The secret to a teenage sex comedy (which is what this appears to be going for) is to understand that everyone at that age is dumb but not malicious, and to set up an unreal environment where dumb behavior has no real consequences. Break those rules and you have a weird mishmash of sex-comedy+tragedy, and no-one wants that.
The problem we have here is that the director doesn't follow these rules, but even worse, doesn't even understand that she is breaking them. She seems to treat the whole "Luke is a trainee priest" issue as a temporary affectation, like Summer 03 he's trying out being a goth, and Summer 04 he'll try out being a jock. I'm not a Catholic or religious, but I'm sensitive enough to get that someone trying for the priesthood is making a big commitment in his life, and for someone to just dismiss that, seduce him, treat him as a sex toy, then have the nerve to get mad when he concludes that he made a mistake, that God means more to him, then to go on to gleefully ruin his life? Seriously, WTF?
How can we like a character like that?
And how can we treat is as a comedy, that this guy, even apart from the issues he will have with the Seminary, will probably be haunted by guilt for the rest of his life?
Ultimately it's a really strange movie. It could so easily have been a reasonably well-structured standard teenage sex com. Just write the guy love interest, the Luke character as, whatever: a foreign exchange student, a rich kid from another school, a nerd (but one who loves Science Fiction and thinks Harry Potter sucks), so many options with comedic potential without "destroying the rest of his life with guilt and rumors" consequences for the guy...
So why didn't she choose these. Did Ms Gleason seriously not see the implications in her story (and likewise not one single other person involved in this project at an early stage)? Or, even scarier, was she well aware of the implications, and happy to throw them in as some sort of weird FU to men in general, or maybe the Catholic Church in particular?
Chloé
23/05/2023 03:27
I had a couple really good laughs with this movie, maybe it was the wacky tobacky, or maybe it was the couple of awkward but hilarious moments, but more probably it was a combination of both, but I had for sure fun watching Summer'03. It started like it was going to be one of those teenager highschool comedies but instead it was a comedy about all kind of day-to-day subjects. The cast was perfect for this movie, with a wonderful Joey King as the main character. She did a really good job as well as the rest of the cast. A movie I will watch again in the future, probably baked again as this worked good this time.
{Kushal💖 LuiteL}
23/05/2023 03:27
It's the summer of 2003. Jamie Winkle (Joey King) and her family are sent into chaos when her dying grandmother Dotty (June Squibb) unveils a series of revelations. Baby Jamie had been baptized by Dotty without telling her Jewish mother Shira (Andrea Savage). Jamie is taken with Luke who is training to be a priest. March has an unrequited crush on her. Her best friend Emily is a fast girl from L.A.

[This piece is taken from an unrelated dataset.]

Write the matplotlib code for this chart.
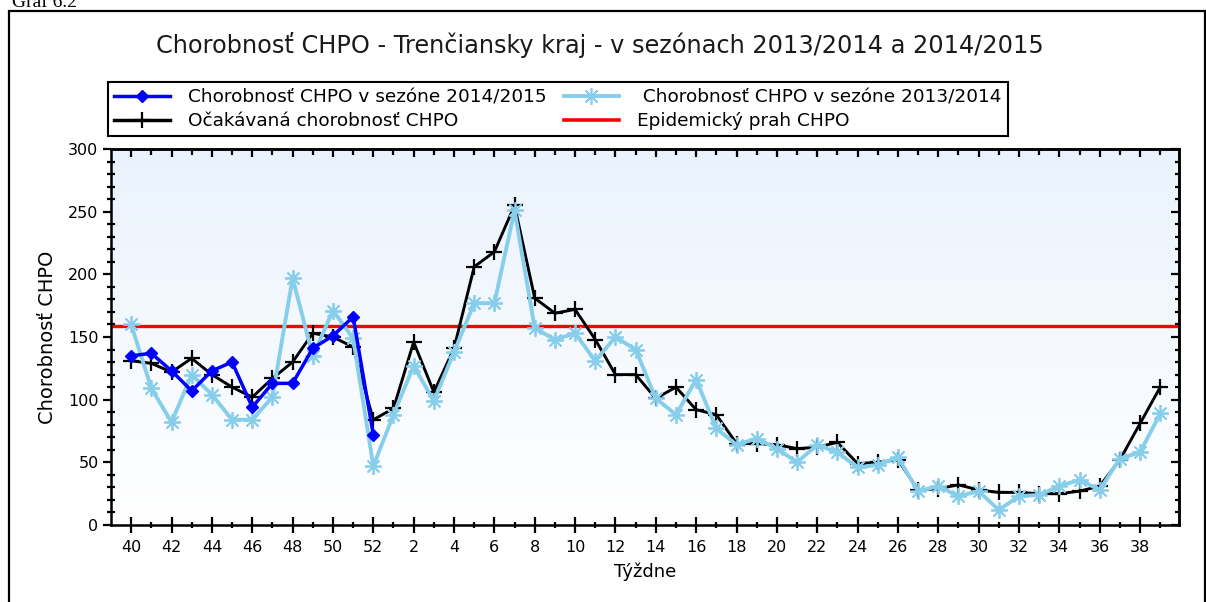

This is a relatively standard coming of age dysfunctional family comedies about a hormone filled teen. This one is about a girl which comes with its own issues. I struggle with Jamie's likeability. She's struggling to know right from wrong and sex and all the big questions. Joey King is a hot girl looking for sex. It's never quite as funny as a geeky guy desperately trying to lose his virginity. Guys look stupid and the audience laugh at them. It's tougher to make girls struggle to have sex. The best that can be achieved is the girls having bad sex and Jamie isn't even doing that. There are still laughs to be had in this movie but whoever this Becca Gleason is, she has to figure out how to get more humor out of her comedies.
Jude Ihenetu
23/05/2023 03:27
This is a comic coming of age film with quirky humor.
On her death bed, Grandma Dottie (June Squibb) decides to be brutally honest with the family members one at a time. She tells her favorite son, Ned ( Paul Scheer) he had a different father. Her daughter Hope (Erin Darke) she confesses to having locked her in a closet as a child which is why she is claustrophobic. Her grandson Dylan (Logan Medina) she lets know he is a homosexual, and to get "fixed." However, the film centers around Jamie (Joey King). She tells Jamie she was secretly baptized (mother is Jewish) and the secret to life is to be able to give great oral sex...the same advice her friend Emily (Kelly Lamor Wilson) told her, but she ignored.
These epiphanies set off a chain of events that made for eventful summer of laughs.
I found the film to be funny. You had to love Dottie and I wish she had lived a little longer. Seems all the kids were involved in heavy underage drinking and no one was batting an eye.
Guide: F-word. Sex. No nudity. Contains anti-Semitic remarks.